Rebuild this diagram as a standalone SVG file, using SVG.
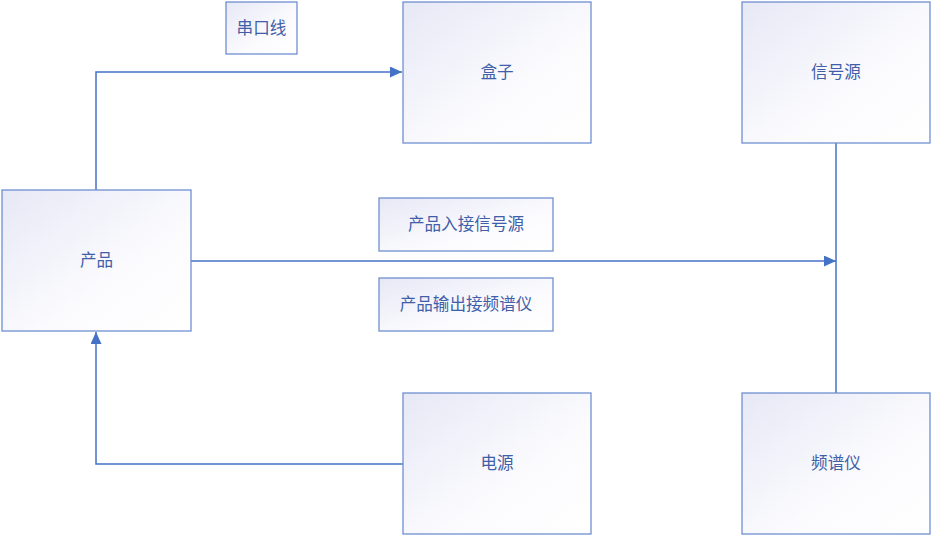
<svg xmlns="http://www.w3.org/2000/svg" width="933" height="536" viewBox="0 0 933 536">
<style>
.box{fill:url(#g);stroke:#6f8fd0;stroke-width:1.3}
.t{font-family:"Noto Sans CJK SC","Liberation Sans",sans-serif;font-size:16.6px;fill:#3f60a8;text-anchor:middle;dominant-baseline:central}
.c{fill:none;stroke:#4472c4;stroke-width:1.5}
</style>
<defs>
<linearGradient id="g" x1="0" y1="0" x2="1" y2="1">
<stop offset="0" stop-color="#e6e8f5"/>
<stop offset="0.6" stop-color="#fbfbfe"/>
<stop offset="1" stop-color="#ffffff"/>
</linearGradient>
<marker id="a" viewBox="0 0 12 11" refX="12" refY="5.5" markerWidth="12" markerHeight="11" markerUnits="userSpaceOnUse" orient="auto">
<path d="M0,0 L12,5.5 L0,11 z" fill="#4472c4"/>
</marker>
</defs>
<g id="connectors">
<path class="c" d="M96,190 V72 H402" marker-end="url(#a)"/>
<path class="c" d="M191,261 H836" marker-end="url(#a)"/>
<path class="c" d="M836,143 V393"/>
<path class="c" d="M403,464 H96 V332" marker-end="url(#a)"/>
</g>
<g id="chanpin"><rect class="box" x="2" y="190" width="189" height="141"/><text class="t" x="96.5" y="259">产品</text></g>
<g id="chuankouxian"><rect class="box" x="226" y="2" width="71" height="52"/><text class="t" x="261.5" y="26.5">串口线</text></g>
<g id="hezi"><rect class="box" x="403" y="2" width="188" height="141"/><text class="t" x="497" y="71">盒子</text></g>
<g id="xinhaoyuan"><rect class="box" x="742" y="2" width="188" height="141"/><text class="t" x="836" y="71">信号源</text></g>
<g id="dianyuan"><rect class="box" x="403" y="393" width="188" height="141"/><text class="t" x="497" y="462">电源</text></g>
<g id="pinpuyi"><rect class="box" x="742" y="393" width="188" height="141"/><text class="t" x="836" y="462">频谱仪</text></g>
<g id="label1"><rect class="box" x="379" y="198" width="174" height="53"/><text class="t" x="466" y="223">产品入接信号源</text></g>
<g id="label2"><rect class="box" x="379" y="278" width="174" height="53"/><text class="t" x="466" y="303">产品输出接频谱仪</text></g>
</svg>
#####
Leave the pictures out, and print every line of the listing exactly as written.

Rebuild this diagram as a standalone SVG file, using SVG.
<svg xmlns="http://www.w3.org/2000/svg" width="933" height="536" viewBox="0 0 933 536">
<style>
.box{fill:url(#g);stroke:#6f8fd0;stroke-width:1.3}
.t{font-family:"Noto Sans CJK SC","Liberation Sans",sans-serif;font-size:16.6px;fill:#3f60a8;text-anchor:middle;dominant-baseline:central}
.c{fill:none;stroke:#4472c4;stroke-width:1.5}
</style>
<defs>
<linearGradient id="g" x1="0" y1="0" x2="1" y2="1">
<stop offset="0" stop-color="#e6e8f5"/>
<stop offset="0.6" stop-color="#fbfbfe"/>
<stop offset="1" stop-color="#ffffff"/>
</linearGradient>
<marker id="a" viewBox="0 0 12 11" refX="12" refY="5.5" markerWidth="12" markerHeight="11" markerUnits="userSpaceOnUse" orient="auto">
<path d="M0,0 L12,5.5 L0,11 z" fill="#4472c4"/>
</marker>
</defs>
<g id="connectors">
<path class="c" d="M96,190 V72 H402" marker-end="url(#a)"/>
<path class="c" d="M191,261 H836" marker-end="url(#a)"/>
<path class="c" d="M836,143 V393"/>
<path class="c" d="M403,464 H96 V332" marker-end="url(#a)"/>
</g>
<g id="chanpin"><rect class="box" x="2" y="190" width="189" height="141"/><text class="t" x="96.5" y="259">产品</text></g>
<g id="chuankouxian"><rect class="box" x="226" y="2" width="71" height="52"/><text class="t" x="261.5" y="26.5">串口线</text></g>
<g id="hezi"><rect class="box" x="403" y="2" width="188" height="141"/><text class="t" x="497" y="71">盒子</text></g>
<g id="xinhaoyuan"><rect class="box" x="742" y="2" width="188" height="141"/><text class="t" x="836" y="71">信号源</text></g>
<g id="dianyuan"><rect class="box" x="403" y="393" width="188" height="141"/><text class="t" x="497" y="462">电源</text></g>
<g id="pinpuyi"><rect class="box" x="742" y="393" width="188" height="141"/><text class="t" x="836" y="462">频谱仪</text></g>
<g id="label1"><rect class="box" x="379" y="198" width="174" height="53"/><text class="t" x="466" y="223">产品入接信号源</text></g>
<g id="label2"><rect class="box" x="379" y="278" width="174" height="53"/><text class="t" x="466" y="303">产品输出接频谱仪</text></g>
</svg>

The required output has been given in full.